(Task directions) Omit the images, then print each record below exactly as it reads.

----- Input data

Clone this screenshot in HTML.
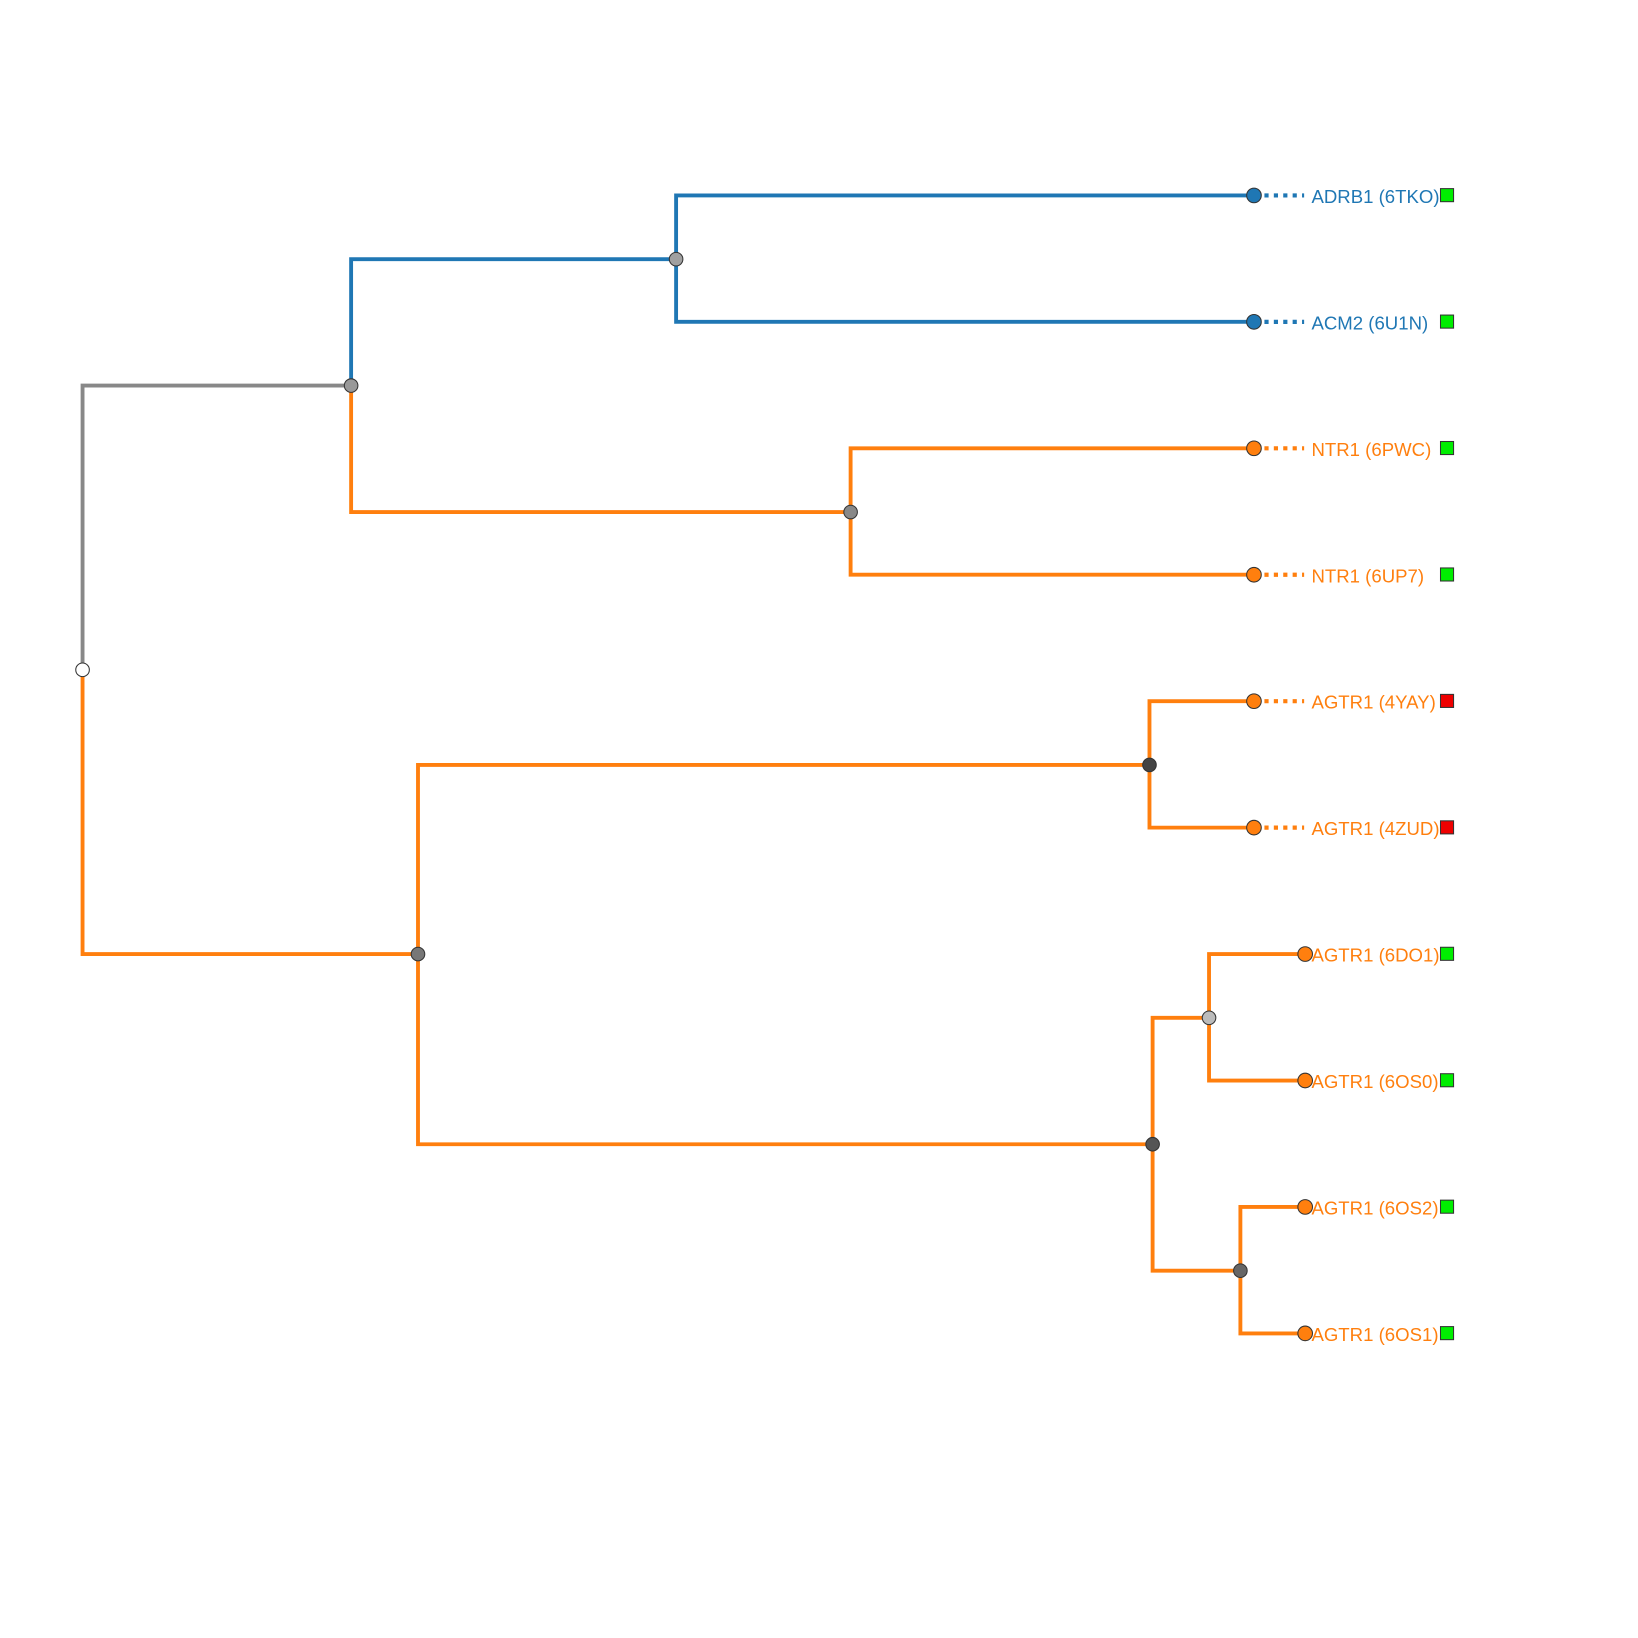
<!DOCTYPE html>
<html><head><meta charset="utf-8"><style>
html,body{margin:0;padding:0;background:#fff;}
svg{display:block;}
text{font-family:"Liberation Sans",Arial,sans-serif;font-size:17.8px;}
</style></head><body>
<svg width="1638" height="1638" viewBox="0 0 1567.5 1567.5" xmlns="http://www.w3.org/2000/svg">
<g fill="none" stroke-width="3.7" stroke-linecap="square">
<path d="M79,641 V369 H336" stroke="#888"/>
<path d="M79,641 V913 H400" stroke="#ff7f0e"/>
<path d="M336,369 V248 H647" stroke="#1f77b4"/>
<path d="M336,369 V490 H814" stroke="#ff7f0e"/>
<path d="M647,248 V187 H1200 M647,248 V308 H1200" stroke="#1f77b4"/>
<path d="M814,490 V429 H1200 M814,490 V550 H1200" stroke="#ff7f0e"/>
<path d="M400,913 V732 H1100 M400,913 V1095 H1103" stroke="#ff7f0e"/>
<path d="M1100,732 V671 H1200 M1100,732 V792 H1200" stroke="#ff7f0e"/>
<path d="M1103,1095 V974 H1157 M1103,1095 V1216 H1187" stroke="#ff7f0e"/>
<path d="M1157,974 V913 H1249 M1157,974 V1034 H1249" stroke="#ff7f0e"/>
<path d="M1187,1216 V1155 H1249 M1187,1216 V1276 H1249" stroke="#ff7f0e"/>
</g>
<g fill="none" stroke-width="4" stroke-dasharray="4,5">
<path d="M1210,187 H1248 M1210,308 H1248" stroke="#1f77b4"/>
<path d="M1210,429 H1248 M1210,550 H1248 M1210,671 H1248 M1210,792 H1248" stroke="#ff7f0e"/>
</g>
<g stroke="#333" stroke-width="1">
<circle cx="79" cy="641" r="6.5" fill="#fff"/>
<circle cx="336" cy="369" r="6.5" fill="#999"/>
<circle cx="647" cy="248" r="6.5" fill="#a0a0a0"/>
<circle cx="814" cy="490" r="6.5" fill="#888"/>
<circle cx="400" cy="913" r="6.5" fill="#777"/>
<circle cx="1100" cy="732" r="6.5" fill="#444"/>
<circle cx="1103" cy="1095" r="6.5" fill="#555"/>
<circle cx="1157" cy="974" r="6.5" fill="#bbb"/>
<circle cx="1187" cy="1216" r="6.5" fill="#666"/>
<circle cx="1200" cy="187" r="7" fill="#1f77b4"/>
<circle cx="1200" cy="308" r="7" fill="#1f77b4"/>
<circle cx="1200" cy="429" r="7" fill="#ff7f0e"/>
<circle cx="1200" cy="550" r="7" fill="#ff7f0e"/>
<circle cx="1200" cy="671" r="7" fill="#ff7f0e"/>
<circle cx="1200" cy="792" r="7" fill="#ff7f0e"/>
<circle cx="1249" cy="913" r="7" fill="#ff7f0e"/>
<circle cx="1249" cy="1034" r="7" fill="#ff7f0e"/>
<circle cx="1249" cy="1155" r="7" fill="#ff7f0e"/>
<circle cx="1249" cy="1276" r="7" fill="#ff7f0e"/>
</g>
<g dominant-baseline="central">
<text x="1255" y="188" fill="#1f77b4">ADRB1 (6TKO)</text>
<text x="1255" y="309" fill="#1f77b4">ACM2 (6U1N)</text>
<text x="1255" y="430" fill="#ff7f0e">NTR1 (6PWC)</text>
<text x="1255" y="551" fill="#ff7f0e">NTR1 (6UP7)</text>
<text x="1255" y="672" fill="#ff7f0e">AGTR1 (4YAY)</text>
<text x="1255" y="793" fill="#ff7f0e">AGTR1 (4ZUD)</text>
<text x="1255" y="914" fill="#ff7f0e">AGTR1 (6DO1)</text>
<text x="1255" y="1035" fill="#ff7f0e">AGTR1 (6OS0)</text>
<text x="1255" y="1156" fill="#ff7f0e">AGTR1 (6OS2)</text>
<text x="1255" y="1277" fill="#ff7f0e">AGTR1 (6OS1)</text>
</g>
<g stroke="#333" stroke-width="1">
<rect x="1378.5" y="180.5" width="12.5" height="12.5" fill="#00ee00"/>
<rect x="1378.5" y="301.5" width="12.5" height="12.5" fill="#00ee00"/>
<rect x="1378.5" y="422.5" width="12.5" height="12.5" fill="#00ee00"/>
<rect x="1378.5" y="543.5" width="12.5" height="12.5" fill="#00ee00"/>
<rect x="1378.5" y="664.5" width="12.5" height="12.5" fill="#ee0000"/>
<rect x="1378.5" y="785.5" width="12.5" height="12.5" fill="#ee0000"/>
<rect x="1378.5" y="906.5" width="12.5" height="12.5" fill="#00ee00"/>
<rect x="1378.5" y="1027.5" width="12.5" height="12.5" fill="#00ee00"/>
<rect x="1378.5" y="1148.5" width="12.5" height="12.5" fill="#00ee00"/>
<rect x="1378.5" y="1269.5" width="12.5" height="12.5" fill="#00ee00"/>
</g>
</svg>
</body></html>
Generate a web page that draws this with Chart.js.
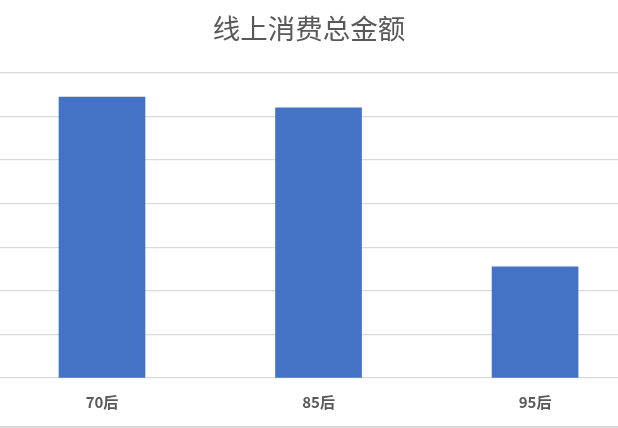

----------

(Exercise result)
Clone this screenshot in HTML.
<!DOCTYPE html>
<html><head><meta charset="utf-8"><style>
html,body{margin:0;padding:0;background:#fff;}
svg{display:block;}
text{font-family:"Liberation Sans",Arial,sans-serif;font-size:17.8px;}
</style></head><body>
<svg width="1638" height="1638" viewBox="0 0 1567.5 1567.5" xmlns="http://www.w3.org/2000/svg">
<g fill="none" stroke-width="3.7" stroke-linecap="square">
<path d="M79,641 V369 H336" stroke="#888"/>
<path d="M79,641 V913 H400" stroke="#ff7f0e"/>
<path d="M336,369 V248 H647" stroke="#1f77b4"/>
<path d="M336,369 V490 H814" stroke="#ff7f0e"/>
<path d="M647,248 V187 H1200 M647,248 V308 H1200" stroke="#1f77b4"/>
<path d="M814,490 V429 H1200 M814,490 V550 H1200" stroke="#ff7f0e"/>
<path d="M400,913 V732 H1100 M400,913 V1095 H1103" stroke="#ff7f0e"/>
<path d="M1100,732 V671 H1200 M1100,732 V792 H1200" stroke="#ff7f0e"/>
<path d="M1103,1095 V974 H1157 M1103,1095 V1216 H1187" stroke="#ff7f0e"/>
<path d="M1157,974 V913 H1249 M1157,974 V1034 H1249" stroke="#ff7f0e"/>
<path d="M1187,1216 V1155 H1249 M1187,1216 V1276 H1249" stroke="#ff7f0e"/>
</g>
<g fill="none" stroke-width="4" stroke-dasharray="4,5">
<path d="M1210,187 H1248 M1210,308 H1248" stroke="#1f77b4"/>
<path d="M1210,429 H1248 M1210,550 H1248 M1210,671 H1248 M1210,792 H1248" stroke="#ff7f0e"/>
</g>
<g stroke="#333" stroke-width="1">
<circle cx="79" cy="641" r="6.5" fill="#fff"/>
<circle cx="336" cy="369" r="6.5" fill="#999"/>
<circle cx="647" cy="248" r="6.5" fill="#a0a0a0"/>
<circle cx="814" cy="490" r="6.5" fill="#888"/>
<circle cx="400" cy="913" r="6.5" fill="#777"/>
<circle cx="1100" cy="732" r="6.5" fill="#444"/>
<circle cx="1103" cy="1095" r="6.5" fill="#555"/>
<circle cx="1157" cy="974" r="6.5" fill="#bbb"/>
<circle cx="1187" cy="1216" r="6.5" fill="#666"/>
<circle cx="1200" cy="187" r="7" fill="#1f77b4"/>
<circle cx="1200" cy="308" r="7" fill="#1f77b4"/>
<circle cx="1200" cy="429" r="7" fill="#ff7f0e"/>
<circle cx="1200" cy="550" r="7" fill="#ff7f0e"/>
<circle cx="1200" cy="671" r="7" fill="#ff7f0e"/>
<circle cx="1200" cy="792" r="7" fill="#ff7f0e"/>
<circle cx="1249" cy="913" r="7" fill="#ff7f0e"/>
<circle cx="1249" cy="1034" r="7" fill="#ff7f0e"/>
<circle cx="1249" cy="1155" r="7" fill="#ff7f0e"/>
<circle cx="1249" cy="1276" r="7" fill="#ff7f0e"/>
</g>
<g dominant-baseline="central">
<text x="1255" y="188" fill="#1f77b4">ADRB1 (6TKO)</text>
<text x="1255" y="309" fill="#1f77b4">ACM2 (6U1N)</text>
<text x="1255" y="430" fill="#ff7f0e">NTR1 (6PWC)</text>
<text x="1255" y="551" fill="#ff7f0e">NTR1 (6UP7)</text>
<text x="1255" y="672" fill="#ff7f0e">AGTR1 (4YAY)</text>
<text x="1255" y="793" fill="#ff7f0e">AGTR1 (4ZUD)</text>
<text x="1255" y="914" fill="#ff7f0e">AGTR1 (6DO1)</text>
<text x="1255" y="1035" fill="#ff7f0e">AGTR1 (6OS0)</text>
<text x="1255" y="1156" fill="#ff7f0e">AGTR1 (6OS2)</text>
<text x="1255" y="1277" fill="#ff7f0e">AGTR1 (6OS1)</text>
</g>
<g stroke="#333" stroke-width="1">
<rect x="1378.5" y="180.5" width="12.5" height="12.5" fill="#00ee00"/>
<rect x="1378.5" y="301.5" width="12.5" height="12.5" fill="#00ee00"/>
<rect x="1378.5" y="422.5" width="12.5" height="12.5" fill="#00ee00"/>
<rect x="1378.5" y="543.5" width="12.5" height="12.5" fill="#00ee00"/>
<rect x="1378.5" y="664.5" width="12.5" height="12.5" fill="#ee0000"/>
<rect x="1378.5" y="785.5" width="12.5" height="12.5" fill="#ee0000"/>
<rect x="1378.5" y="906.5" width="12.5" height="12.5" fill="#00ee00"/>
<rect x="1378.5" y="1027.5" width="12.5" height="12.5" fill="#00ee00"/>
<rect x="1378.5" y="1148.5" width="12.5" height="12.5" fill="#00ee00"/>
<rect x="1378.5" y="1269.5" width="12.5" height="12.5" fill="#00ee00"/>
</g>
</svg>
</body></html>
Generate a web page that draws this with Chart.js.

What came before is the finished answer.